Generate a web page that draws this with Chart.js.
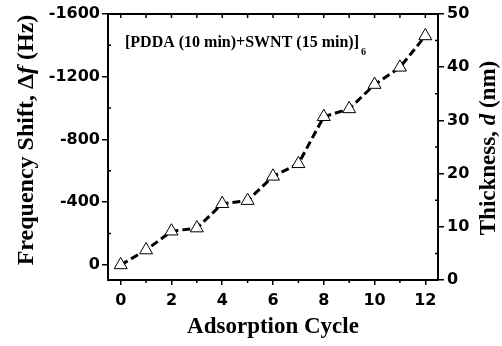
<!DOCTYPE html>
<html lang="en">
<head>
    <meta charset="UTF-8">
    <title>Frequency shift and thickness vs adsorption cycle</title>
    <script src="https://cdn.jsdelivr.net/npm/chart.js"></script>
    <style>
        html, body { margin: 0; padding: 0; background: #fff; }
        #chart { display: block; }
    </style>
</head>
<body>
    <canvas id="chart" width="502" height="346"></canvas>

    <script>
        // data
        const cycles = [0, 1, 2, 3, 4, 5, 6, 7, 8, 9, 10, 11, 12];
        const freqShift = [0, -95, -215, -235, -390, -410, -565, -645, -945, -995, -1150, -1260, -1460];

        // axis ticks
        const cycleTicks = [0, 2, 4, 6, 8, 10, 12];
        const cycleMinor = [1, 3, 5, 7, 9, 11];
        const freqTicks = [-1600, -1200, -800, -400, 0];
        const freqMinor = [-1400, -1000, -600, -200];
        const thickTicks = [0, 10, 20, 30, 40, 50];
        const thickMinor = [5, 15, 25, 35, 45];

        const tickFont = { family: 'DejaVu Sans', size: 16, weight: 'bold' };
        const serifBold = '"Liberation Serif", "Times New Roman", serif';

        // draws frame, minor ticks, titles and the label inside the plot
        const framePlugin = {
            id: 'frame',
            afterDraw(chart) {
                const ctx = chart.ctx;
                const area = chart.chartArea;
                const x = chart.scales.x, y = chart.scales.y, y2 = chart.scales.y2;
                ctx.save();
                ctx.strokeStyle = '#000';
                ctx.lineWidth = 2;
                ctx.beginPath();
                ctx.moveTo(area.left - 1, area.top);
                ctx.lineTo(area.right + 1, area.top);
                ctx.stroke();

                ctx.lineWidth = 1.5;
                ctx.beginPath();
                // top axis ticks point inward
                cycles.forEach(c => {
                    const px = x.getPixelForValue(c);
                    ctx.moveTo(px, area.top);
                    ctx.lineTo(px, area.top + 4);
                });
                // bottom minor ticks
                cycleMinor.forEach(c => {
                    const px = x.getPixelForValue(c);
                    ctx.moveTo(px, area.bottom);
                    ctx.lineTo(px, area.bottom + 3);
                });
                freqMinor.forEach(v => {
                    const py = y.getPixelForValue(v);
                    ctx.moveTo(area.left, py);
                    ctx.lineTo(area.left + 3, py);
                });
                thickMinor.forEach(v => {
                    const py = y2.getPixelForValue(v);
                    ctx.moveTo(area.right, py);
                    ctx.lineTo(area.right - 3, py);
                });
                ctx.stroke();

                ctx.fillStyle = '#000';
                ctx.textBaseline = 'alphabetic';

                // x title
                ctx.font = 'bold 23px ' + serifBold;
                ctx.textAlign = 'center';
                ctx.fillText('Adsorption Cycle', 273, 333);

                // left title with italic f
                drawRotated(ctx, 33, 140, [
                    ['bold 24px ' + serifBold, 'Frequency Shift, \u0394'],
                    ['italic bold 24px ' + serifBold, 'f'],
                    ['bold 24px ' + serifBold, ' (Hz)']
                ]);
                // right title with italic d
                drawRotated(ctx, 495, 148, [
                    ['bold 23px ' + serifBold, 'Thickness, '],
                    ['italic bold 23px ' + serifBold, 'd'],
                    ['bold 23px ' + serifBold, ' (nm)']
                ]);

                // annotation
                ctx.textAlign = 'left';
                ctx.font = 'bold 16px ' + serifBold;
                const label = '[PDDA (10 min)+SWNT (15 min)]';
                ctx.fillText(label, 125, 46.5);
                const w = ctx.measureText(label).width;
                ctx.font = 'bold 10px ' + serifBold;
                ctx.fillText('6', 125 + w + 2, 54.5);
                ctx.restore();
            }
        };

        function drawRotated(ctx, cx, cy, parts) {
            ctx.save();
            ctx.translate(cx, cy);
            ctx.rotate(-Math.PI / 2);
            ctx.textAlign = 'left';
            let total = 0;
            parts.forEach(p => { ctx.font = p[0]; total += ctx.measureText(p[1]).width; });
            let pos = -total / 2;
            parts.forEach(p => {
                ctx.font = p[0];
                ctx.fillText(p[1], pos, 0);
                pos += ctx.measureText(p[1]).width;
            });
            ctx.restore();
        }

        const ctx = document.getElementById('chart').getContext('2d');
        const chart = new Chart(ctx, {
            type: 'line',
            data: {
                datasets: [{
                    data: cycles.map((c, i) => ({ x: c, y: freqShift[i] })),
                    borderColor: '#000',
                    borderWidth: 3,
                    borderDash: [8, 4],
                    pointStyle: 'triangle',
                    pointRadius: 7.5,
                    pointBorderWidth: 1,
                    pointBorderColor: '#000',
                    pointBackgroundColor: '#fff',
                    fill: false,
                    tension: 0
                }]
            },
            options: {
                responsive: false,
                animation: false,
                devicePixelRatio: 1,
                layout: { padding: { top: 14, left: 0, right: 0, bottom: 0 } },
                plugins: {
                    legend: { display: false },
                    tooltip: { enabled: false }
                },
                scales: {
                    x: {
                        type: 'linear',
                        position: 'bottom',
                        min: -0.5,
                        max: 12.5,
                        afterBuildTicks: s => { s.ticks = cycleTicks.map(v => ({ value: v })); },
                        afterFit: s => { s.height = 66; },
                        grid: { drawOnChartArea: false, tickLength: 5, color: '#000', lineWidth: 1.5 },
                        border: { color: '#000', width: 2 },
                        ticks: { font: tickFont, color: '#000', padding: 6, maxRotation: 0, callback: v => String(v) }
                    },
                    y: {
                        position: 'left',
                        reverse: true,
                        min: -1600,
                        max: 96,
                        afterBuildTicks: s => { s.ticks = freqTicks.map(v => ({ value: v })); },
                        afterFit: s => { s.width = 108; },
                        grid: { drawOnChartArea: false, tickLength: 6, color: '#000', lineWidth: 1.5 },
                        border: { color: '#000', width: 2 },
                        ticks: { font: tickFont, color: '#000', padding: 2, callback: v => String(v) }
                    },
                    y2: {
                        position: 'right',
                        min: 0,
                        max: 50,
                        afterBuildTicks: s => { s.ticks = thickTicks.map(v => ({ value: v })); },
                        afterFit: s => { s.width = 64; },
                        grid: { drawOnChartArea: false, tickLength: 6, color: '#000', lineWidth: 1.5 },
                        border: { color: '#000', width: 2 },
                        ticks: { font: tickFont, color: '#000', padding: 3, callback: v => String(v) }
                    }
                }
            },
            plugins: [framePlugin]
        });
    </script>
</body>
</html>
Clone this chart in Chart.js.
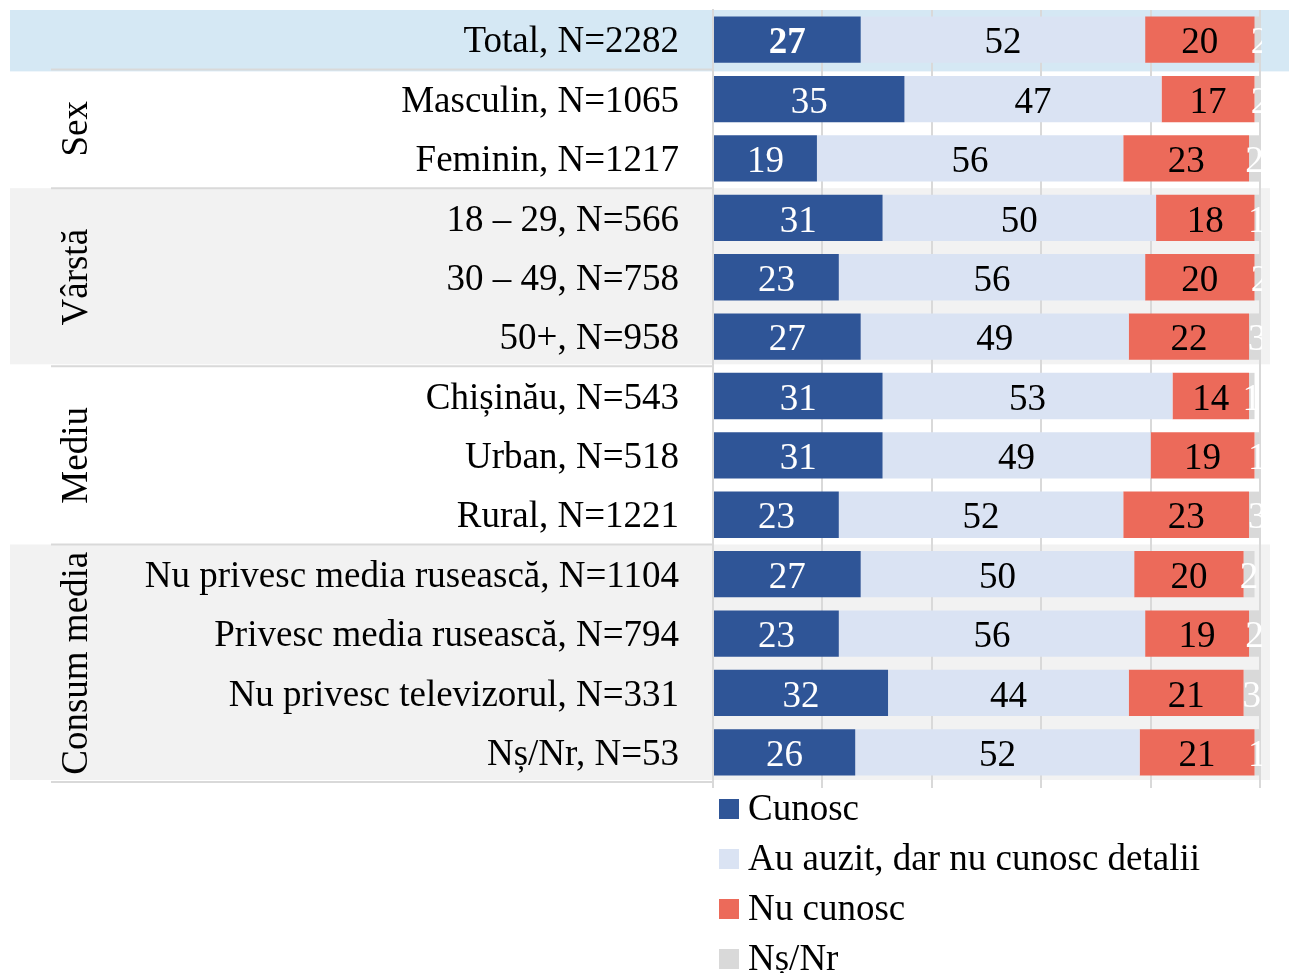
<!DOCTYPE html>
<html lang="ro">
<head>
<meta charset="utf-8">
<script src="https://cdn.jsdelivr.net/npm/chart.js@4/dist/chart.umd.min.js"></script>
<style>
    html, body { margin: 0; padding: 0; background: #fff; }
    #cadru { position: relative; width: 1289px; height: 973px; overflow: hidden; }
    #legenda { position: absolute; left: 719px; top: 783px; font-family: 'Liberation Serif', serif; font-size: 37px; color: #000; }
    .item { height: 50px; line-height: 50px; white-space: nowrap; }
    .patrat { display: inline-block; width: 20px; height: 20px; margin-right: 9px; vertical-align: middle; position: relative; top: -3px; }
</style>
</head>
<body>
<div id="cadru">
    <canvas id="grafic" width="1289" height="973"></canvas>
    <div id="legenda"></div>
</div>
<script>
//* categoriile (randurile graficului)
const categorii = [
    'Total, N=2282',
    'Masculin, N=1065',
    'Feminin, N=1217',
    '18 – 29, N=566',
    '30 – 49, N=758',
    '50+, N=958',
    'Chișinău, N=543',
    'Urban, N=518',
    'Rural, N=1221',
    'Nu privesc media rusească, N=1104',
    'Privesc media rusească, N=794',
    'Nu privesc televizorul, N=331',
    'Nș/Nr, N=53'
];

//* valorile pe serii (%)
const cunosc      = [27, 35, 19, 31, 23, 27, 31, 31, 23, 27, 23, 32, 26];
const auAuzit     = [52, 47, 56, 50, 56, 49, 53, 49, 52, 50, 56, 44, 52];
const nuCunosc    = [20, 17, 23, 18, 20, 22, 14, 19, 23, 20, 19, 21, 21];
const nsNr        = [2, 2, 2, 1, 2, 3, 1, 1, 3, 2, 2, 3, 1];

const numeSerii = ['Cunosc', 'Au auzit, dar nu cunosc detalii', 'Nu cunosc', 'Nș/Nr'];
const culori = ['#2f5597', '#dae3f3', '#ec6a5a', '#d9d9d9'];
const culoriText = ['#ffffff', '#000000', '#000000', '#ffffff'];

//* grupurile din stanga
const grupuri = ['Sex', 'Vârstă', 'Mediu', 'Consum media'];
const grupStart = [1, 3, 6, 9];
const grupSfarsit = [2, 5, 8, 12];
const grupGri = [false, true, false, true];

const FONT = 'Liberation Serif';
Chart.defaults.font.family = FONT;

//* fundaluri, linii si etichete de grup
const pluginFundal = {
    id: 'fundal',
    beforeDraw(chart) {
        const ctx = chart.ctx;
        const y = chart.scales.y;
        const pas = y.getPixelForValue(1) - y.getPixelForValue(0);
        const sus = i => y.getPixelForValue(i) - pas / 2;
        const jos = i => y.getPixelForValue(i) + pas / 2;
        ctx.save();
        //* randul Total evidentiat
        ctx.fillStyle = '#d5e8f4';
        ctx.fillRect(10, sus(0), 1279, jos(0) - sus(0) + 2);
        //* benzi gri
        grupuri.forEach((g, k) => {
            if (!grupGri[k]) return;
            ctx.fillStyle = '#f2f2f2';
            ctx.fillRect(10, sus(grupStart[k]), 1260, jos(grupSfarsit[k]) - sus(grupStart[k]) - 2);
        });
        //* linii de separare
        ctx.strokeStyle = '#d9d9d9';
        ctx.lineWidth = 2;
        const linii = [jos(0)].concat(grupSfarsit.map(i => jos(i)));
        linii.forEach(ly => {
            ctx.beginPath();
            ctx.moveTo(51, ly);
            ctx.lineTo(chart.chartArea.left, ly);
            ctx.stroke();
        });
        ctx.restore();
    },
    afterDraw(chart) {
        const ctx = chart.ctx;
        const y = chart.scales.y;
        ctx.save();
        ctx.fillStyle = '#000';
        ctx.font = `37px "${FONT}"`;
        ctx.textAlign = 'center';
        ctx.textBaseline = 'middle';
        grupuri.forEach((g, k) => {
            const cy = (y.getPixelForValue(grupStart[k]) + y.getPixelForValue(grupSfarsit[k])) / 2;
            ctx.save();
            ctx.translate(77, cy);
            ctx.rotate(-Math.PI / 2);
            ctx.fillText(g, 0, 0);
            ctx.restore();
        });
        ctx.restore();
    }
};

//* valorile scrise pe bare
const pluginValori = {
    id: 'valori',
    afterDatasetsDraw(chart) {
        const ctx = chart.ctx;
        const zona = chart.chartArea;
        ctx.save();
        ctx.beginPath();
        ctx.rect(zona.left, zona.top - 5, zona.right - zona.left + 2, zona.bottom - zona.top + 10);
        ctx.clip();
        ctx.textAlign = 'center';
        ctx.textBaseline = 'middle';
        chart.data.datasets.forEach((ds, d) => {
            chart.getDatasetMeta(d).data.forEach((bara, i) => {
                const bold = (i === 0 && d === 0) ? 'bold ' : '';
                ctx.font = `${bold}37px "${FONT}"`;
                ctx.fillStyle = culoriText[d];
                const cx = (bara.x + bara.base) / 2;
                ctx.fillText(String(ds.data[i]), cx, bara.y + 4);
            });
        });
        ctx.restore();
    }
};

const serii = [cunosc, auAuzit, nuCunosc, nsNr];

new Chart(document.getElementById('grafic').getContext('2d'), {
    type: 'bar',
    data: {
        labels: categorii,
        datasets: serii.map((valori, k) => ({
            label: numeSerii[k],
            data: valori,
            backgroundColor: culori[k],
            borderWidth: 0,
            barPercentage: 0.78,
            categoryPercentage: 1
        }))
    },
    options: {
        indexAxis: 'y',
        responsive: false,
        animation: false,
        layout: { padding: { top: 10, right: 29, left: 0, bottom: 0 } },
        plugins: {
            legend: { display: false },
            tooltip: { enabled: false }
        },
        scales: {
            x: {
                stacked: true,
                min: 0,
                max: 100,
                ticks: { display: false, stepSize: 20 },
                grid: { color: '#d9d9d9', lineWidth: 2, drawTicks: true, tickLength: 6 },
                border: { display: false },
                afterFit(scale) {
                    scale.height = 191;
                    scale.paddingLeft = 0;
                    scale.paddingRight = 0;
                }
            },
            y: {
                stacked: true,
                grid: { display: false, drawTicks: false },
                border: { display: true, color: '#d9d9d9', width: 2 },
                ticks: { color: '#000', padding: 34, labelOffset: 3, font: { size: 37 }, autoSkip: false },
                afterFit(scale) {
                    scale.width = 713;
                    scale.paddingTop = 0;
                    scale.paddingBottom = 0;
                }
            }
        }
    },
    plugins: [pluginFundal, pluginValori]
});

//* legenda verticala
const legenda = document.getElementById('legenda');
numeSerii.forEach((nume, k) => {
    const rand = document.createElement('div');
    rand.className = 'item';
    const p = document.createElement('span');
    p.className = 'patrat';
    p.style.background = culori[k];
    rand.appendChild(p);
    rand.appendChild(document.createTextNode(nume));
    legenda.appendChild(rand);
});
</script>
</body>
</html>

**WRITTEN EXERCISE**
Without the pictures, give again only the lines beginning at the line that contains "Clone this chart in Chart.js." and stopping after the line that contains "const grupGri = [false, true, false, true];", exactly as written.

**EXERCISE ANSWER**
Clone this chart in Chart.js.
<!DOCTYPE html>
<html lang="ro">
<head>
<meta charset="utf-8">
<script src="https://cdn.jsdelivr.net/npm/chart.js@4/dist/chart.umd.min.js"></script>
<style>
    html, body { margin: 0; padding: 0; background: #fff; }
    #cadru { position: relative; width: 1289px; height: 973px; overflow: hidden; }
    #legenda { position: absolute; left: 719px; top: 783px; font-family: 'Liberation Serif', serif; font-size: 37px; color: #000; }
    .item { height: 50px; line-height: 50px; white-space: nowrap; }
    .patrat { display: inline-block; width: 20px; height: 20px; margin-right: 9px; vertical-align: middle; position: relative; top: -3px; }
</style>
</head>
<body>
<div id="cadru">
    <canvas id="grafic" width="1289" height="973"></canvas>
    <div id="legenda"></div>
</div>
<script>
//* categoriile (randurile graficului)
const categorii = [
    'Total, N=2282',
    'Masculin, N=1065',
    'Feminin, N=1217',
    '18 – 29, N=566',
    '30 – 49, N=758',
    '50+, N=958',
    'Chișinău, N=543',
    'Urban, N=518',
    'Rural, N=1221',
    'Nu privesc media rusească, N=1104',
    'Privesc media rusească, N=794',
    'Nu privesc televizorul, N=331',
    'Nș/Nr, N=53'
];

//* valorile pe serii (%)
const cunosc      = [27, 35, 19, 31, 23, 27, 31, 31, 23, 27, 23, 32, 26];
const auAuzit     = [52, 47, 56, 50, 56, 49, 53, 49, 52, 50, 56, 44, 52];
const nuCunosc    = [20, 17, 23, 18, 20, 22, 14, 19, 23, 20, 19, 21, 21];
const nsNr        = [2, 2, 2, 1, 2, 3, 1, 1, 3, 2, 2, 3, 1];

const numeSerii = ['Cunosc', 'Au auzit, dar nu cunosc detalii', 'Nu cunosc', 'Nș/Nr'];
const culori = ['#2f5597', '#dae3f3', '#ec6a5a', '#d9d9d9'];
const culoriText = ['#ffffff', '#000000', '#000000', '#ffffff'];

//* grupurile din stanga
const grupuri = ['Sex', 'Vârstă', 'Mediu', 'Consum media'];
const grupStart = [1, 3, 6, 9];
const grupSfarsit = [2, 5, 8, 12];
const grupGri = [false, true, false, true];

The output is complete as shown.